The Echo, and the Alexa system that backs it up, are, indeed, barely “AI” in any full sense of the word.

For example, when designing a skill the developer has to explicitly specify the “utterances” that will leave a particular vocalization by the owner to a particular endpoint. I’m designing a skill to query my real time collection of Prince Edward Island electricity load and generation data, and if I want to allow users to query what the peak load is, I need to outline every possible utterance that might lead to that:

GetPeak the peak on {Date} GetPeak peak on {Date} GetPeak peak {Date} GetPeak the peak load on {Date}

And so on.

And that’s a relatively simply query path; for more complex multi-parameter queries, the list of utterances can run into the hundreds.

This is, in other words, more like coding a modern-day Eliza (https://en.wikipedia.org/wiki/ELIZA) than it is leveraging anything that derives real meaning from real speech.

That’s not to say there’s no AI-like behaviour available: Alexa’s handling on date variants–”next Thursday,” “last week,” “today,” “January 12,” and so on–is impressive, and relieves the coder a lot of manual drudgery. But this is more a set of convenience functionality than “AI” and I suspect that, under the hood, it’s simply a similar sort of “if…then” matrices.

Once you dip into the process of developing Alexa skills, you realize what a novel domain this is, and how poorly we’re all ready to confront it. As anyone using Siri or OK Google or an Echo knows, the pool of knowledge that can be queried is very shallow. “Population of Latvia,” “convert 2 cups into litres,” “define flotilla” are all fine. But a seemingly simple knowledge graph query like “what’s the relationship between Alec Baldwin and Kim Basinger” comes up empty.

All that aside, the killer features of the in-living-room Echo for us have been:

  1. Spotify connectivity. It’s opened up our house to music in a way we’ve never experienced.

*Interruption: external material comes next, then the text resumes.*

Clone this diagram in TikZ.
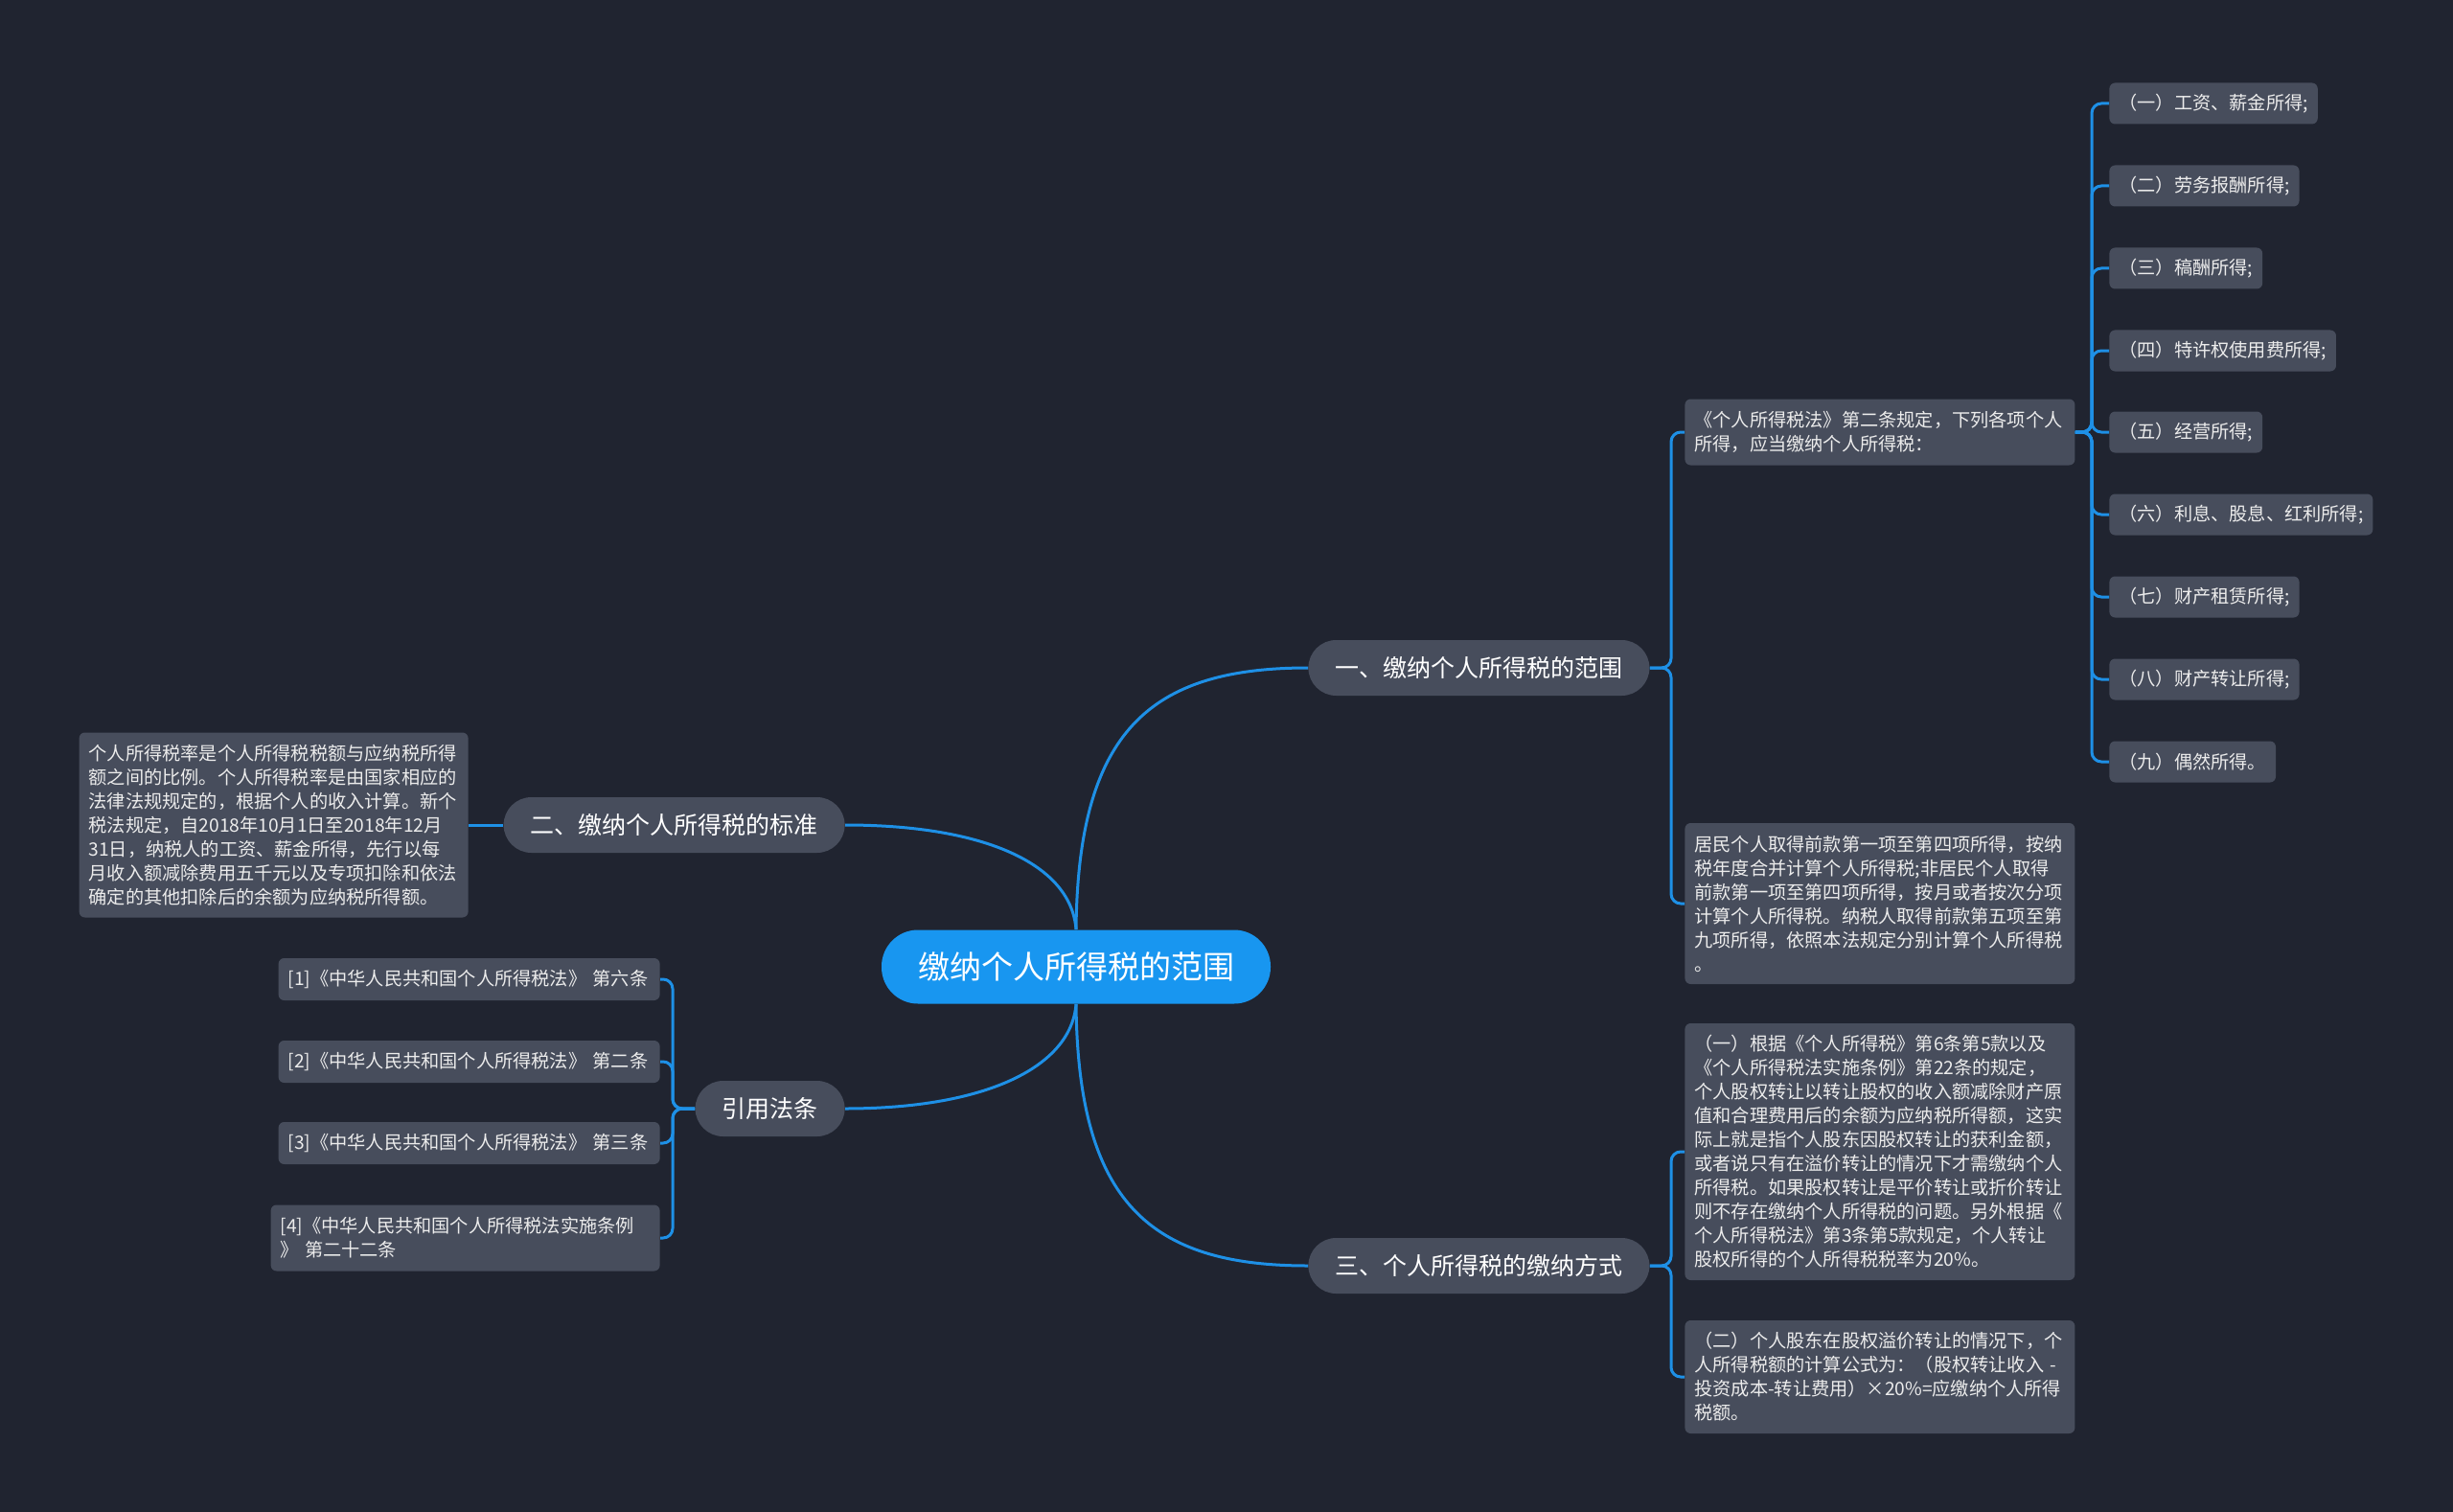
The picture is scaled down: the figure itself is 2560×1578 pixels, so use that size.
\documentclass[tikz,border=0pt]{standalone}
\usepackage{fontspec}
\setmainfont{Noto Sans CJK SC}
\definecolor{bg}{RGB}{32,36,48}
\definecolor{boxgray}{RGB}{71,77,92}
\definecolor{lineblue}{RGB}{30,144,230}
\definecolor{centerblue}{RGB}{24,150,240}
\definecolor{txt}{RGB}{236,236,236}
\tikzset{
  conn/.style={draw=lineblue, line width=1.5pt},
  bracket/.style={conn, rounded corners=5pt},
  box/.style={fill=boxgray, rounded corners=3pt, text=txt, font=\fontsize{9.6pt}{12.5pt}\selectfont, inner xsep=5pt, inner ysep=0pt, align=left},
  leaf/.style={box, minimum height=21.5pt},
  branch/.style={fill=boxgray, rounded corners=14.5pt, minimum height=29pt, inner xsep=14pt, inner ysep=0pt, text=white, font=\fontsize{12.5pt}{15pt}\selectfont},
  root/.style={fill=centerblue, rounded corners=19pt, minimum height=38.5pt, inner xsep=19pt, inner ysep=0pt, text=white, font=\fontsize{16.5pt}{19pt}\selectfont}
}
\begin{document}
\begin{tikzpicture}[x=0.5pt,y=-0.5pt]
\useasboundingbox (0,0) rectangle (2560,1578);
\fill[bg] (0,0) rectangle (2560,1578);

% root and branches
\node[root] (root) at (1123,1009) {缴纳个人所得税的范围};
\node[branch, anchor=west] (b1) at (1365,697) {一、缴纳个人所得税的范围};
\node[branch, anchor=west] (b3) at (1365,1321) {三、个人所得税的缴纳方式};
\node[branch, anchor=east] (b2) at (882,861) {二、缴纳个人所得税的标准};
\node[branch, anchor=east] (b4) at (882,1157) {引用法条};

% branch 1 children
\node[box, anchor=west, text width=193.5pt, minimum height=34.5pt] (cA) at (1758,451)
  {《个人所得税法》第二条规定，下列各项个人\\所得，应当缴纳个人所得税：};
\node[box, anchor=west, text width=193.5pt, minimum height=84pt] (cB) at (1758,943)
  {居民个人取得前款第一项至第四项所得，按纳\\税年度合并计算个人所得税;非居民个人取得\\前款第一项至第四项所得，按月或者按次分项\\计算个人所得税。纳税人取得前款第五项至第\\九项所得，依照本法规定分别计算个人所得税\\。};

% grandchildren
\node[leaf, anchor=west] (g1) at (2201,108) {（一）工资、薪金所得;};
\node[leaf, anchor=west] (g2) at (2201,194) {（二）劳务报酬所得;};
\node[leaf, anchor=west] (g3) at (2201,280) {（三）稿酬所得;};
\node[leaf, anchor=west] (g4) at (2201,366) {（四）特许权使用费所得;};
\node[leaf, anchor=west] (g5) at (2201,451) {（五）经营所得;};
\node[leaf, anchor=west] (g6) at (2201,537) {（六）利息、股息、红利所得;};
\node[leaf, anchor=west] (g7) at (2201,623) {（七）财产租赁所得;};
\node[leaf, anchor=west] (g8) at (2201,709) {（八）财产转让所得;};
\node[leaf, anchor=west] (g9) at (2201,795) {（九）偶然所得。};

% branch 3 children
\node[box, anchor=west, text width=193.5pt, minimum height=134pt] (cC) at (1758,1202)
  {（一）根据《个人所得税》第6条第5款以及\\《个人所得税法实施条例》第22条的规定，\\个人股权转让以转让股权的收入额减除财产原\\值和合理费用后的余额为应纳税所得额，这实\\际上就是指个人股东因股权转让的获利金额，\\或者说只有在溢价转让的情况下才需缴纳个人\\所得税。如果股权转让是平价转让或折价转让\\则不存在缴纳个人所得税的问题。另外根据《\\个人所得税法》第3条第5款规定，个人转让\\股权所得的个人所得税税率为20\%。};
\node[box, anchor=west, text width=193.5pt, minimum height=59pt] (cD) at (1758,1437)
  {（二）个人股东在股权溢价转让的情况下，个\\人所得税额的计算公式为：（股权转让收入 -\\投资成本-转让费用）×20\%=应缴纳个人所得\\税额。};

% branch 2 child
\node[box, anchor=east, text width=193pt, minimum height=96.5pt] (L) at (489,861)
  {个人所得税率是个人所得税税额与应纳税所得\\额之间的比例。个人所得税率是由国家相应的\\法律法规规定的，根据个人的收入计算。新个\\税法规定，自2018年10月1日至2018年12月\\31日，纳税人的工资、薪金所得，先行以每\\月收入额减除费用五千元以及专项扣除和依法\\确定的其他扣除后的余额为应纳税所得额。};

% branch 4 children
\node[box, anchor=east, text width=189pt, minimum height=22pt] (r1) at (689,1022) {[1]《中华人民共和国个人所得税法》 第六条};
\node[box, anchor=east, text width=189pt, minimum height=22pt] (r2) at (689,1108) {[2]《中华人民共和国个人所得税法》 第二条};
\node[box, anchor=east, text width=189pt, minimum height=22pt] (r3) at (689,1193) {[3]《中华人民共和国个人所得税法》 第三条};
\node[box, anchor=east, text width=193pt, minimum height=34.5pt] (r4) at (689,1292) {[4]《中华人民共和国个人所得税法实施条例\\》 第二十二条};

% root curves
\draw[conn] (root.north) .. controls (1125,763) and (1200,697) .. (b1.west);
\draw[conn] (root.south) .. controls (1125,1255) and (1200,1321) .. (b3.west);
\draw[conn] (root.north) .. controls (1118,903) and (1030,861) .. (b2.east);
\draw[conn] (root.south) .. controls (1118,1113) and (1030,1157) .. (b4.east);

% brackets
\coordinate (j1) at (1744,697);
\draw[bracket] (b1.east) -- (j1) |- (cA.west);
\draw[bracket] (b1.east) -- (j1) |- (cB.west);
\coordinate (j3) at (1744,1321);
\draw[bracket] (b3.east) -- (j3) |- (cC.west);
\draw[bracket] (b3.east) -- (j3) |- (cD.west);
\coordinate (jA) at (2183,451);
\foreach \g in {g1,g2,g3,g4,g5,g6,g7,g8,g9}
  \draw[bracket] (cA.east) -- (jA) |- (\g.west);
\draw[conn] (b2.west) -- (L.east);
\coordinate (j4) at (702,1157);
\foreach \r in {r1,r2,r3,r4}
  \draw[bracket] (b4.west) -- (j4) |- (\r.east);
\end{tikzpicture}
\end{document}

The cumbersomeness of having to plug in iPods to the stereo, or diagnosing flaky Bluetooth connections, or putting up with tinny sounding phone speakers had turned us away from listening to music in anything other than headphones. “Alexa, play some Bruce Cockburn” is so low-friction that it’s something we do all the time now.

  2. “Alexa, turn off the living room light,” which switches off a Wemo switch with a lamp plugged into it, is helpful in ways that outlast the magic of it all. This too is a great friction-reducer when you’ve got your hands full and you’re trying to get the son to bed and the dog is darking and you are saved from fumbling around with the difficult-to-switch-off lamp.

Save those two features, however, and the occasional unit conversion or weather query, the Alexa skills collection is 95% fluff–ocean sounds,complex pizza ordering skills I’ll never use, etc.

I see promise here, and I think, as a developer, that it’s worthwhile terrain to explore given what I’ve learned already. But it ain’t AI, and if anything it shows how far we have to go.